Returning to a solo play he performed at New York’s Vineyard theatre, directed again by Leigh Silverman, Crudup has a constantly compelling presence, his smile often as bright and wide as Alexander Dodge’s opening backdrop of a pastel blue sky streaked with cloud. Alan C Edwards’ lighting design increasingly renders him almost unrecognisable as he blurs between Harry and Philip, the latter also implied to be a construct of sorts, and Crudup adds more than a dozen supporting characters, many of them ridiculed in the telling.

Cale’s play references film noir and shares the sour sadness and cold centre of that hardbitten genre, with barely a character left to care for. Philip himself is a mystery and the scenes from his childhood require greater resonance. Crucially, the script lacks the motor of a thriller and there is little at stake in this slight story. Harry’s conquests lack the nuanced results of Terence Stamp’s similar activity in Pasolini’s 1968 film Theorem.

When Philip steps into Harry’s shoes you’re not sure if he’s created a monster or a saviour who will allow him to confidently explore his sexuality. Cale’s script has a shrewd understanding of the jolt from private thoughts to public life, encapsulated by Philip’s jittery reflections morphing into Harry’s geezer swagger. But both characters quickly grow tiresome despite some wonderful moments and turns of phrase, from Harry measuring orgasms in Starbucks coffee sizes to Philip marvelling at plunging into “the deep end of sexy” during a tryst on a boat.
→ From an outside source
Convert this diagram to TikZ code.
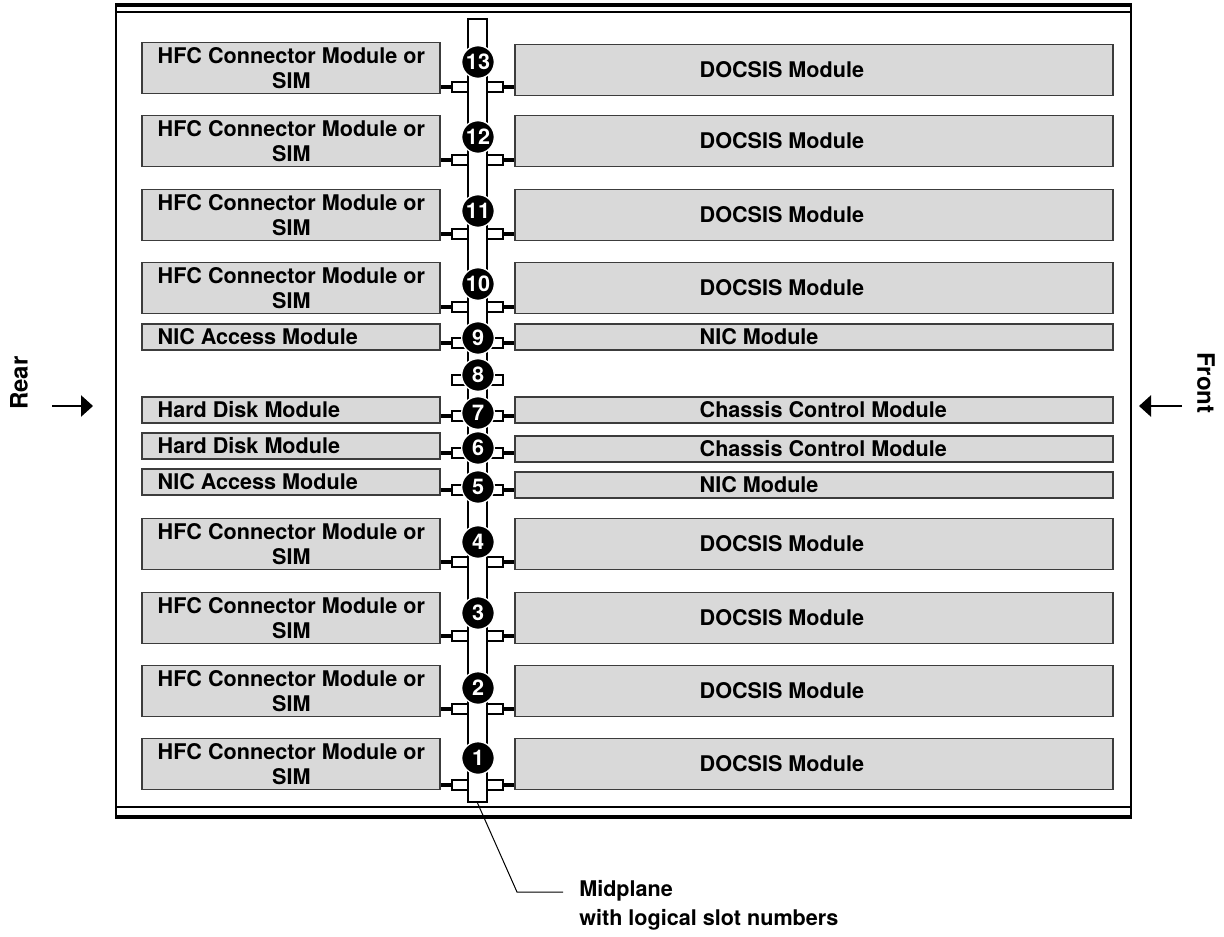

There are fine observations, too, about language: how words can slip out by surprise and their impact upon release, going as Philip’s mother says, “from your mouth to God’s ears”. The range of Crudup’s vocal skill is such that you can imagine the peaks and dips of a spirometer graph purely from his performance as Philip.

If the evening is ultimately a bit of a shaggy dog story, it’s nevertheless rendered with an intoxicating polish to capture the spirit of Sade’s music.